_Aim_:
Within the listing below, locate all lines containing the word "Write". Copy each one.

»»

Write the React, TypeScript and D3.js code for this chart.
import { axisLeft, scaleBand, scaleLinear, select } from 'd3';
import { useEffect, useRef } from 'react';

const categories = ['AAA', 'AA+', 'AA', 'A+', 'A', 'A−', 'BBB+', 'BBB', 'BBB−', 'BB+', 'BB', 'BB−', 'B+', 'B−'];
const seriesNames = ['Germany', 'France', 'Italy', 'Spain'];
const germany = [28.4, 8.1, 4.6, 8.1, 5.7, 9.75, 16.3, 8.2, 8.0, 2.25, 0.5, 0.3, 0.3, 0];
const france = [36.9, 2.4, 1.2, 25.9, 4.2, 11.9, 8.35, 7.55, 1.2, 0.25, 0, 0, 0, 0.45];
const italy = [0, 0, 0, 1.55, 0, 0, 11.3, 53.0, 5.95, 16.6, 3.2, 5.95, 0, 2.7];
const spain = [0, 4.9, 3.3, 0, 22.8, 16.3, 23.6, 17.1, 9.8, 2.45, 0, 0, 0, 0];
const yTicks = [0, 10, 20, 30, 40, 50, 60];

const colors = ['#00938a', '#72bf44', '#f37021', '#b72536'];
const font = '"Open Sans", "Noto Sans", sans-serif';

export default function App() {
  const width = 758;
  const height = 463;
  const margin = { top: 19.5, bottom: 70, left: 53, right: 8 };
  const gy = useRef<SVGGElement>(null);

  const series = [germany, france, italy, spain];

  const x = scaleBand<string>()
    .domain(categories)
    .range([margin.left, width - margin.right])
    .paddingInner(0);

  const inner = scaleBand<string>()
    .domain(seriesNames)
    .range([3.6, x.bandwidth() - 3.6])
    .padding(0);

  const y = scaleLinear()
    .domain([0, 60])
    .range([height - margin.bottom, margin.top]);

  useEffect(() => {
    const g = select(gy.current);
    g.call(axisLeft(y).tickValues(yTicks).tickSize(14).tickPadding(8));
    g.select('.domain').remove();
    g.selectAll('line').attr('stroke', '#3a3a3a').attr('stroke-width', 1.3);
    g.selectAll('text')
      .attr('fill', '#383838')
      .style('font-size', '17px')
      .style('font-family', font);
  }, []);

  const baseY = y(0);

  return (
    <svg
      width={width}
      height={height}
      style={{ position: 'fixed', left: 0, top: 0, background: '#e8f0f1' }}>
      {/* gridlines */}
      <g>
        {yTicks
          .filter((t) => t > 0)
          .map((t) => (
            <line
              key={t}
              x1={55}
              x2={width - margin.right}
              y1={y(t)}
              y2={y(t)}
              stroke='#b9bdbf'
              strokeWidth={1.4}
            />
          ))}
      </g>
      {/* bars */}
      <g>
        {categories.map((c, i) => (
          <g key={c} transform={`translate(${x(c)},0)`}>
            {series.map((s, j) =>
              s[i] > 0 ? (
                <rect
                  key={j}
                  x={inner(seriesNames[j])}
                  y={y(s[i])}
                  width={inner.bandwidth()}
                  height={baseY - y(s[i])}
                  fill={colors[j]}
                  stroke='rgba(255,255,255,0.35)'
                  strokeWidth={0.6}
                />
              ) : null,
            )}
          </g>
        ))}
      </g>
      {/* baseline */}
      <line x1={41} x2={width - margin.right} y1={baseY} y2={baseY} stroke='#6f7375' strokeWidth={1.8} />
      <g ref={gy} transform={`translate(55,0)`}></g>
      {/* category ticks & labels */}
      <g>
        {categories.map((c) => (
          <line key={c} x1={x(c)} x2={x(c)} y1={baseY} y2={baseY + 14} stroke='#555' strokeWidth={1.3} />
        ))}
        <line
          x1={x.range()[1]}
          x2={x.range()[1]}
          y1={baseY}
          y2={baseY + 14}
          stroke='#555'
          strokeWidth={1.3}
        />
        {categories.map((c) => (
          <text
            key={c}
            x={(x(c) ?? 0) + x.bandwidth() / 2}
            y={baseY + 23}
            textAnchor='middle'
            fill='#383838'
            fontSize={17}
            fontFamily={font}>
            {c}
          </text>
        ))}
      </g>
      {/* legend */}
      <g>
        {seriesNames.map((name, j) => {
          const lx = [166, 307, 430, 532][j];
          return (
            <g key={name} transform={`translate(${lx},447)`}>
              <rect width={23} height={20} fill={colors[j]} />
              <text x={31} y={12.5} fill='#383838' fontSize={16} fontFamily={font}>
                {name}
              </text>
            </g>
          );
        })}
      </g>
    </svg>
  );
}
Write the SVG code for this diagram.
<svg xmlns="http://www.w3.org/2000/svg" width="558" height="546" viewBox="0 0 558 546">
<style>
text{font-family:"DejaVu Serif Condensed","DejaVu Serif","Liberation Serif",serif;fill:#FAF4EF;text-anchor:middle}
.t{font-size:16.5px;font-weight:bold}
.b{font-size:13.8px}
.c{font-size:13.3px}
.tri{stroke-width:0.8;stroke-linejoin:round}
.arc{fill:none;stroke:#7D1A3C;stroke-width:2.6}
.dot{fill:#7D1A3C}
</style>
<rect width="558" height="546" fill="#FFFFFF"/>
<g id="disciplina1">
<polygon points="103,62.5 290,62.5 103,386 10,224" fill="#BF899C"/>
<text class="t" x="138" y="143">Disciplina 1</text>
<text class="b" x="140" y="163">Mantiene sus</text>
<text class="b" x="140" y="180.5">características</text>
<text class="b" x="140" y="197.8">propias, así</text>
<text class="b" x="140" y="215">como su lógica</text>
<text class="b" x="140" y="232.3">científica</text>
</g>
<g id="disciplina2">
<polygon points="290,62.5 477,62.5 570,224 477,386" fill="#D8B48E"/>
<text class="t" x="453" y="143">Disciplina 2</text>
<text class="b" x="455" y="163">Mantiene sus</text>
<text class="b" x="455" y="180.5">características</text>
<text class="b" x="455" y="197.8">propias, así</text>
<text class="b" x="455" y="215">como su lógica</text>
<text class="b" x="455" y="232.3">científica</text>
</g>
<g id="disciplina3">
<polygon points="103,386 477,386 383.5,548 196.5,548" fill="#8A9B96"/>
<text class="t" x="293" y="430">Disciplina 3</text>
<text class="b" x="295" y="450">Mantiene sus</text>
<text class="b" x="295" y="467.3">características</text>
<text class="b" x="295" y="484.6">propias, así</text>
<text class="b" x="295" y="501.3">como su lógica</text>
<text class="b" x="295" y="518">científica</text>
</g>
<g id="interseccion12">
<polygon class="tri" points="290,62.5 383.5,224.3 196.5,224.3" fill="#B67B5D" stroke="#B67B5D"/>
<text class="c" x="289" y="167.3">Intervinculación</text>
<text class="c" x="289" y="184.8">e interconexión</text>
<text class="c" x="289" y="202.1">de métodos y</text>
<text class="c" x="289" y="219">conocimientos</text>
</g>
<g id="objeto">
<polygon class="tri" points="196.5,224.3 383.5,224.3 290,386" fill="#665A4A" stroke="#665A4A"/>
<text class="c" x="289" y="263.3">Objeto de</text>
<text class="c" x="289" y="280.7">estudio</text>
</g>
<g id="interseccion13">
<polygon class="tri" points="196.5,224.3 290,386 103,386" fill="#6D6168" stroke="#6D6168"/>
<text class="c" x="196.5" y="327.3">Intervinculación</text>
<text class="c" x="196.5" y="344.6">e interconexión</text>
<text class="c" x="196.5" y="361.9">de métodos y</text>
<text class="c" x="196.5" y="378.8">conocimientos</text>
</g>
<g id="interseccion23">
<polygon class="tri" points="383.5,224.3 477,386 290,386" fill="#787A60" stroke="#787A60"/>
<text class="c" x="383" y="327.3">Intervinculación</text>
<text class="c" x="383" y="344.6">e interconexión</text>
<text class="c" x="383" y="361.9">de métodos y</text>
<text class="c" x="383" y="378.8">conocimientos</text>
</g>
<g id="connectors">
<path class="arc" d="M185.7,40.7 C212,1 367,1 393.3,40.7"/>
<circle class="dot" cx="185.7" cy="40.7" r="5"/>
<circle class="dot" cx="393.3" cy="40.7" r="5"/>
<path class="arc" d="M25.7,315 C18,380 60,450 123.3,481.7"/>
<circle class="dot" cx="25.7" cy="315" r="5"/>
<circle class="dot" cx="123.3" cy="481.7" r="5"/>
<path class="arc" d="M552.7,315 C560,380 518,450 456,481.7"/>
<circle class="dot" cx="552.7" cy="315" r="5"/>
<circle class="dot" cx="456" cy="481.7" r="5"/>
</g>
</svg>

««

_Solution to this task_:
Write the React, TypeScript and D3.js code for this chart.
Write the SVG code for this diagram.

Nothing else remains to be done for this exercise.